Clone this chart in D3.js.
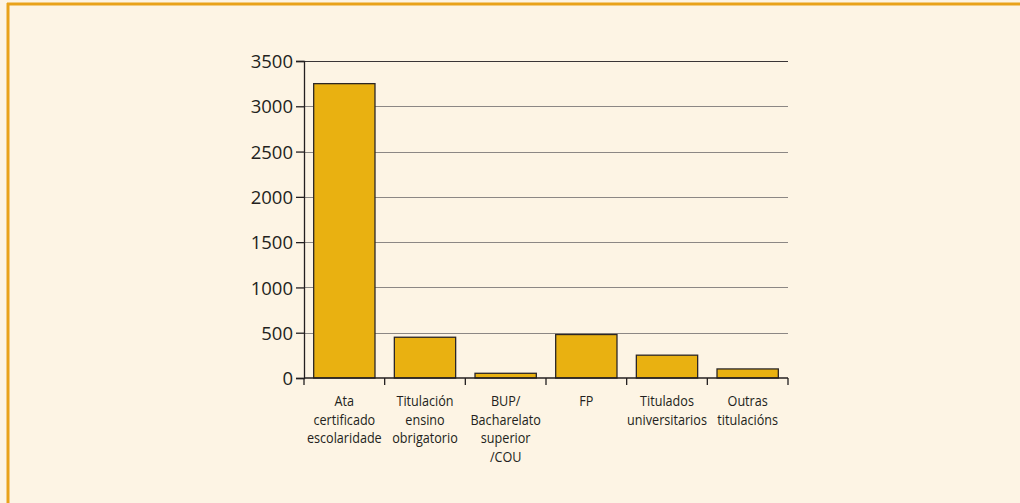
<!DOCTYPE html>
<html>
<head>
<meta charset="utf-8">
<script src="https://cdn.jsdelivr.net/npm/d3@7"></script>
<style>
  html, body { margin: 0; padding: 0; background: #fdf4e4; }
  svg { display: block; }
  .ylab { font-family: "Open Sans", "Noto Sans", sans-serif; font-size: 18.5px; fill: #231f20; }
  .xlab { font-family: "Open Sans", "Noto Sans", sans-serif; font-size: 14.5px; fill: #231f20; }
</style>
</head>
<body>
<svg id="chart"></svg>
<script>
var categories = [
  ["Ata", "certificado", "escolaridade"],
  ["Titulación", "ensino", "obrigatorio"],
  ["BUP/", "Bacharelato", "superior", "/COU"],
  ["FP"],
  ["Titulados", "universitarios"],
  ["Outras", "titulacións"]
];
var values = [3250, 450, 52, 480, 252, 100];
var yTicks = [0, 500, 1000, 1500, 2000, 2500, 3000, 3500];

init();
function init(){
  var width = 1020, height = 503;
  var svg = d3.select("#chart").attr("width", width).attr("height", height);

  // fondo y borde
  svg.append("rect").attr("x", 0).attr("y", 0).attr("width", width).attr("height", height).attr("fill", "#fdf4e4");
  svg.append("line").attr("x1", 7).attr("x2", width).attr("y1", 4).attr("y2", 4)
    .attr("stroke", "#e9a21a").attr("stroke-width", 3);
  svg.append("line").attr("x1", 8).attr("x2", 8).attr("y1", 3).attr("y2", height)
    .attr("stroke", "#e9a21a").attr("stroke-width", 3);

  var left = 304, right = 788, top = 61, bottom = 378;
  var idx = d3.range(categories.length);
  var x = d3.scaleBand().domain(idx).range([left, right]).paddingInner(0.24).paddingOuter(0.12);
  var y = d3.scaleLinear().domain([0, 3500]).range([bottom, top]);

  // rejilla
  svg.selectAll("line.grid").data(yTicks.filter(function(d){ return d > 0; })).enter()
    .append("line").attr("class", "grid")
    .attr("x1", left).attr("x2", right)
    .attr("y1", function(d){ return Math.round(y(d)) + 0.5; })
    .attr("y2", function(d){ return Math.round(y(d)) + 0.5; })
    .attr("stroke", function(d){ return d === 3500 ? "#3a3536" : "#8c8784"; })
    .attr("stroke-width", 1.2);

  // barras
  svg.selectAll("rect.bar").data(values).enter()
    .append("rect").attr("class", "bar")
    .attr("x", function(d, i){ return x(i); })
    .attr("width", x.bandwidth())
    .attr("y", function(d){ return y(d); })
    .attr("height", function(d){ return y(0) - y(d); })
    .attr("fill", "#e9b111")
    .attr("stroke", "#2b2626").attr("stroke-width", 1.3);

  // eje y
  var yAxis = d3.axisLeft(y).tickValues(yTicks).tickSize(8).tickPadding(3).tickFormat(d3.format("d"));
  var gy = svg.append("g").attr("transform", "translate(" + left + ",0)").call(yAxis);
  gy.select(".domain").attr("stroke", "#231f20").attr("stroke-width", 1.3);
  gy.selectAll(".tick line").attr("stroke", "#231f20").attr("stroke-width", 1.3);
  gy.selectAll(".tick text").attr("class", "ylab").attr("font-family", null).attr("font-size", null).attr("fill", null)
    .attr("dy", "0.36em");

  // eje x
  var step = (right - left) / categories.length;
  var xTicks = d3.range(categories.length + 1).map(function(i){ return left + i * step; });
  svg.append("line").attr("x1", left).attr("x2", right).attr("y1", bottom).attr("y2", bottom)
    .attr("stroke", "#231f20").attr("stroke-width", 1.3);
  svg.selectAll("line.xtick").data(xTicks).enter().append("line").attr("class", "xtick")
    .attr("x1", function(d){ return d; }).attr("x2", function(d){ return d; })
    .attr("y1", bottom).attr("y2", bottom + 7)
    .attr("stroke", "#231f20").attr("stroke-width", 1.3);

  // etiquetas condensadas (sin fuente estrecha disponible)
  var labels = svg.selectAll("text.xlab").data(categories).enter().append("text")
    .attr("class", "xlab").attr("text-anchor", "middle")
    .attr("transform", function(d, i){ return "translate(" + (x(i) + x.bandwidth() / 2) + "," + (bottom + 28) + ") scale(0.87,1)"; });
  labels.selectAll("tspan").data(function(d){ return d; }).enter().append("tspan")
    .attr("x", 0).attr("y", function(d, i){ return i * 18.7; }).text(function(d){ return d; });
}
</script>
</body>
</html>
* * *
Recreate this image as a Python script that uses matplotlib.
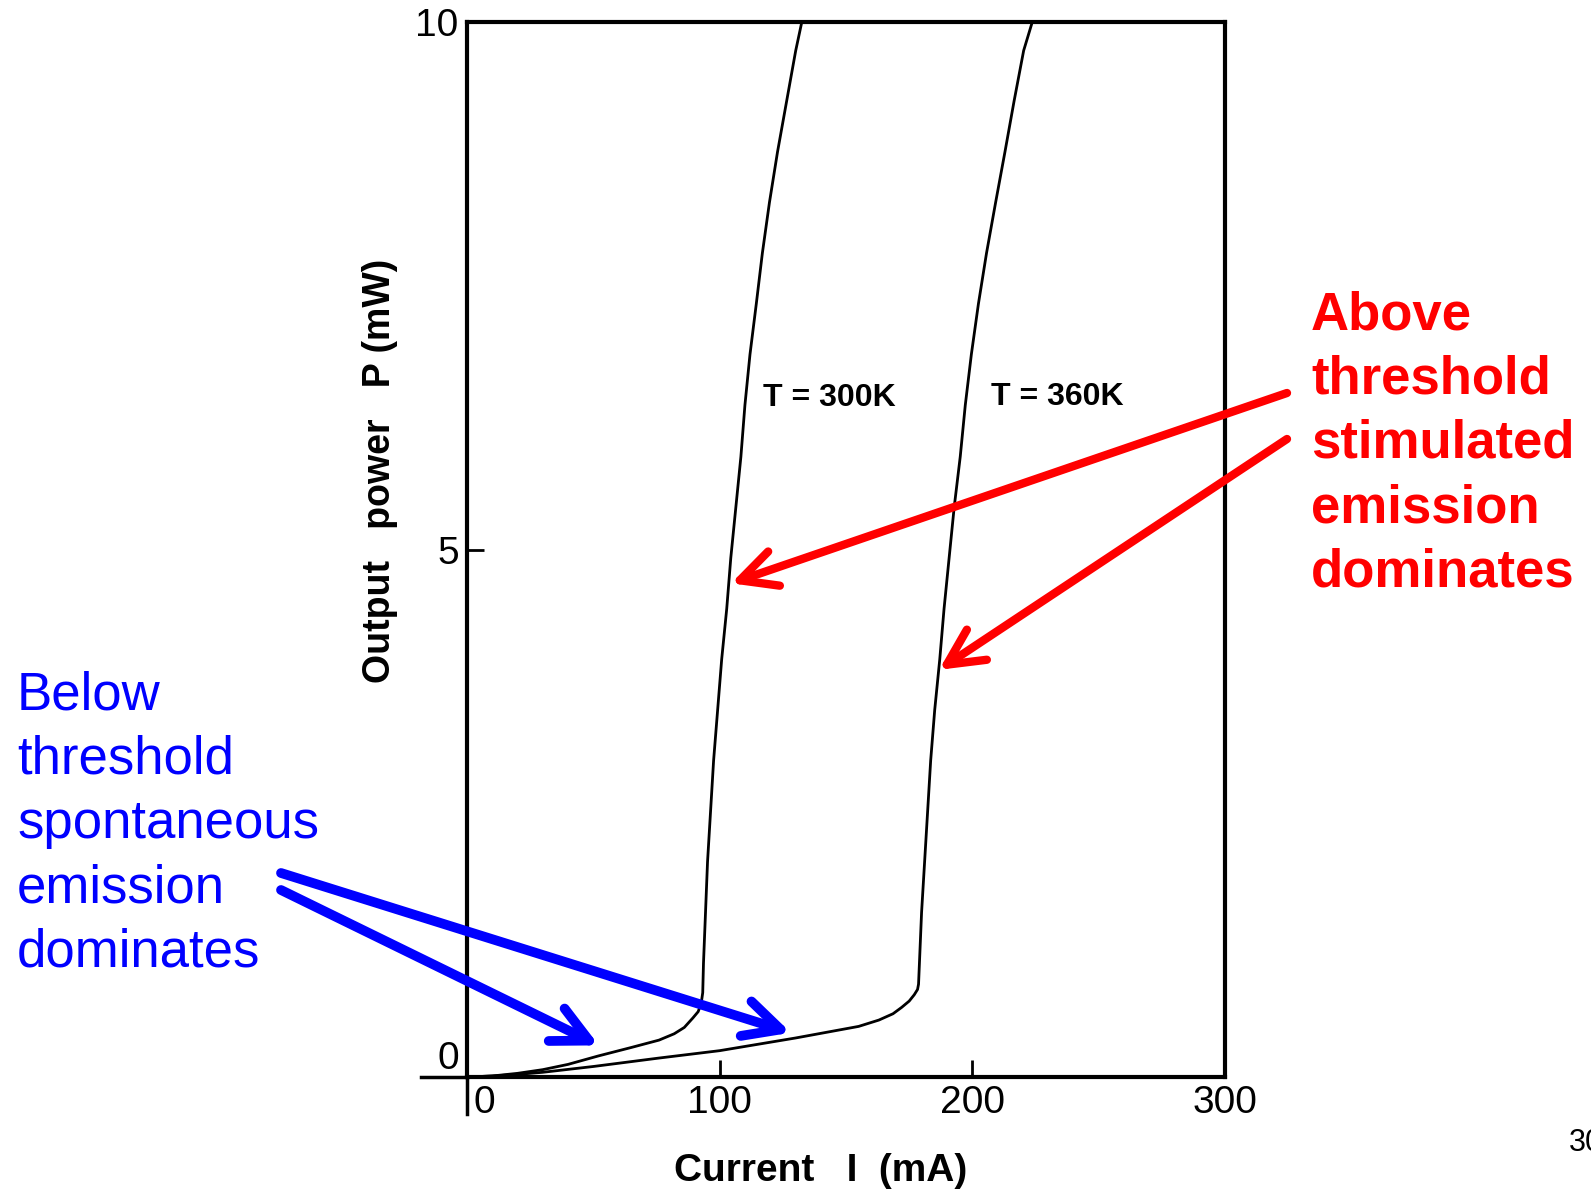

▶ **Job**: Skip all pictures. Output only the lines from the one containing "Clone this chart in D3.js." to the one containing "var yTicks = [0, 500, 1000, 1500, 2000, 2500, 3000, 3500];", both lines included.

▶ **Solution to the exercise**:
Clone this chart in D3.js.
<!DOCTYPE html>
<html>
<head>
<meta charset="utf-8">
<script src="https://cdn.jsdelivr.net/npm/d3@7"></script>
<style>
  html, body { margin: 0; padding: 0; background: #fdf4e4; }
  svg { display: block; }
  .ylab { font-family: "Open Sans", "Noto Sans", sans-serif; font-size: 18.5px; fill: #231f20; }
  .xlab { font-family: "Open Sans", "Noto Sans", sans-serif; font-size: 14.5px; fill: #231f20; }
</style>
</head>
<body>
<svg id="chart"></svg>
<script>
var categories = [
  ["Ata", "certificado", "escolaridade"],
  ["Titulación", "ensino", "obrigatorio"],
  ["BUP/", "Bacharelato", "superior", "/COU"],
  ["FP"],
  ["Titulados", "universitarios"],
  ["Outras", "titulacións"]
];
var values = [3250, 450, 52, 480, 252, 100];
var yTicks = [0, 500, 1000, 1500, 2000, 2500, 3000, 3500];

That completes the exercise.